Premier League television ratings last season have recorded a remarkable upsurge following a 2016-17 season collapse in viewership numbers.
The viewership of the English top tier club football and the world’s most popular league have seen a spike of five per cent last season following a 2016/17 campaign during which the rating plummeted to a record low in seven years.
Broadcasters Audience Research Board (Barb) data for the 2016/17 Premier League season showed a drop in Sky’s viewership by 14 per cent in comparison with the previous season, while BT Sport also experienced a small plunge.
American network NBC have claimed that it reached 39.3 million total viewers for the last season, an increase of 14% from last year and a new record number for its network. The average per match audience saw only a minor increase by 2,000 viewers from 447k to 449k.
The spike in television ratings, as suggested by some media reports, has been partly attributed to the improved on-field fortunes of both Liverpool and Manchester United, as well as Newcastle United’s return to the Premier League.
The 2017-18 season has been earmarked as a season of excellence in the Premier League. The campaign saw many firsts including the champions Manchester City becoming the first team to achieve 100-point mark breaking Chelsea’s 2004/05 record of 95 points.
This was not the only ‘Chelsea-record’ that has been shattered. Its 2015-16 season record of winning 30 of the 38 games has also been bettered by the City with two extra wins. The Chelsea also gave away with the record of 103 goals hoarded during 2009/10 title-winning streak after City’s scoring spree last season took them to 106 with their side’s Raheem Sterling standing fifth (with 18 goals) in the list of top goal scorers.

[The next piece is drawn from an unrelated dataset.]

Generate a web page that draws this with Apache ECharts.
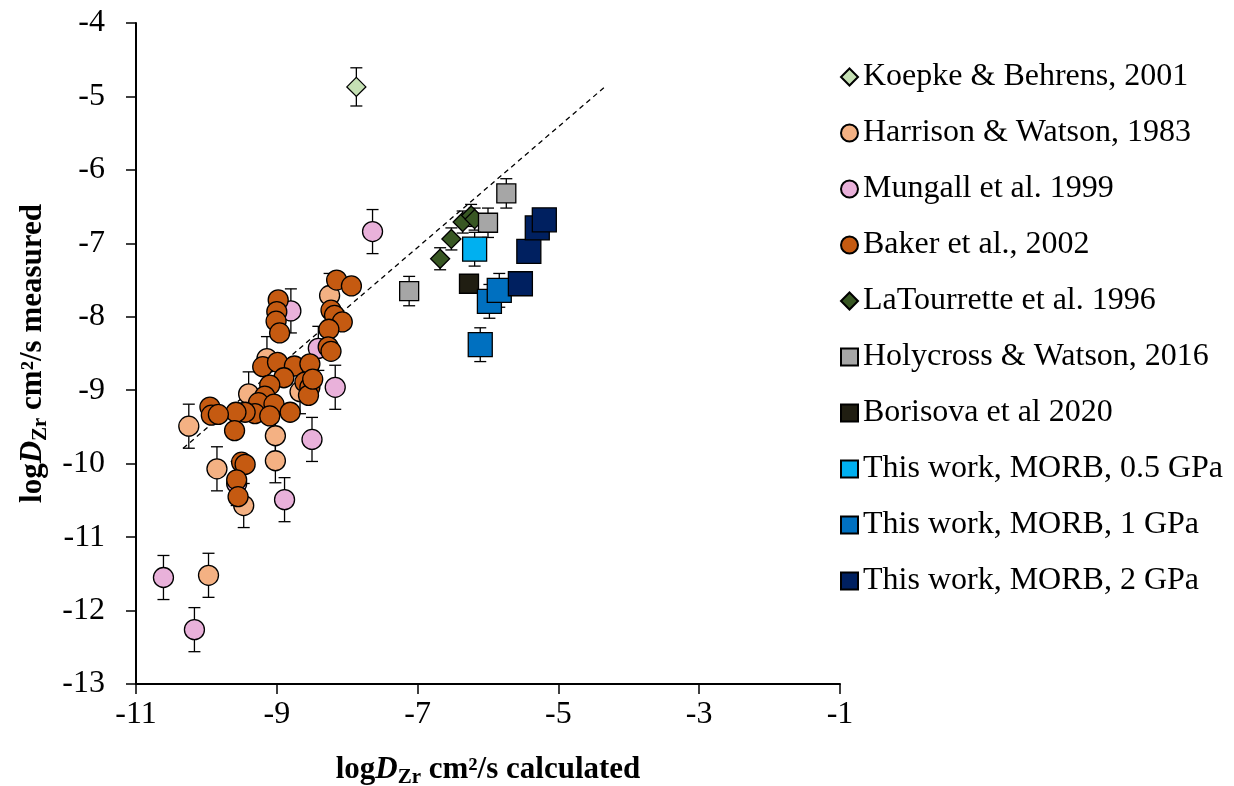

Liverpool’s Mohamed Salah broke the Premier League goal-scoring record for a single season with 32 goals in 38 games and helped the Reds back into the top four. And at the other end of the table, all three newly promoted sides (Brighton, Huddersfield, Newcastle) secured a second season in the top flight by not getting relegated.
However, a latest study, seen by British daily The Times, suggests an increase on those struggles, though not an improvement on the season prior to the collapse. The figures solely relate to viewers consuming their Premier League action through traditional televised means.
“After Leicester had won the title in 2016, neither United nor Liverpool finished in the top four that season and, because expectations were low the following season, it meant viewers did not tune in in such large numbers, especially at the start of the campaign,” an named senior broadcast executive told The Times while explaining the recent years’ fluctuation.
“Last season the expectations of both teams were higher, they both performed much better in the Premier League and that was reflected in the viewership. The other factor is Newcastle — when they are involved in a live match, particularly away from St James’ Park, that is reflected in high viewership.”
The 2016/17 season, the opening month of which coincided with the Rio Olympics, saw a major dive in viewership during those early weeks, with more of the nations’ sports enthusiasts tuning in to watch the Games on BBC channels. This figures during the same period in the 2017/18 season saw an improvement with Sky bringing in audiences of 819,000 per match.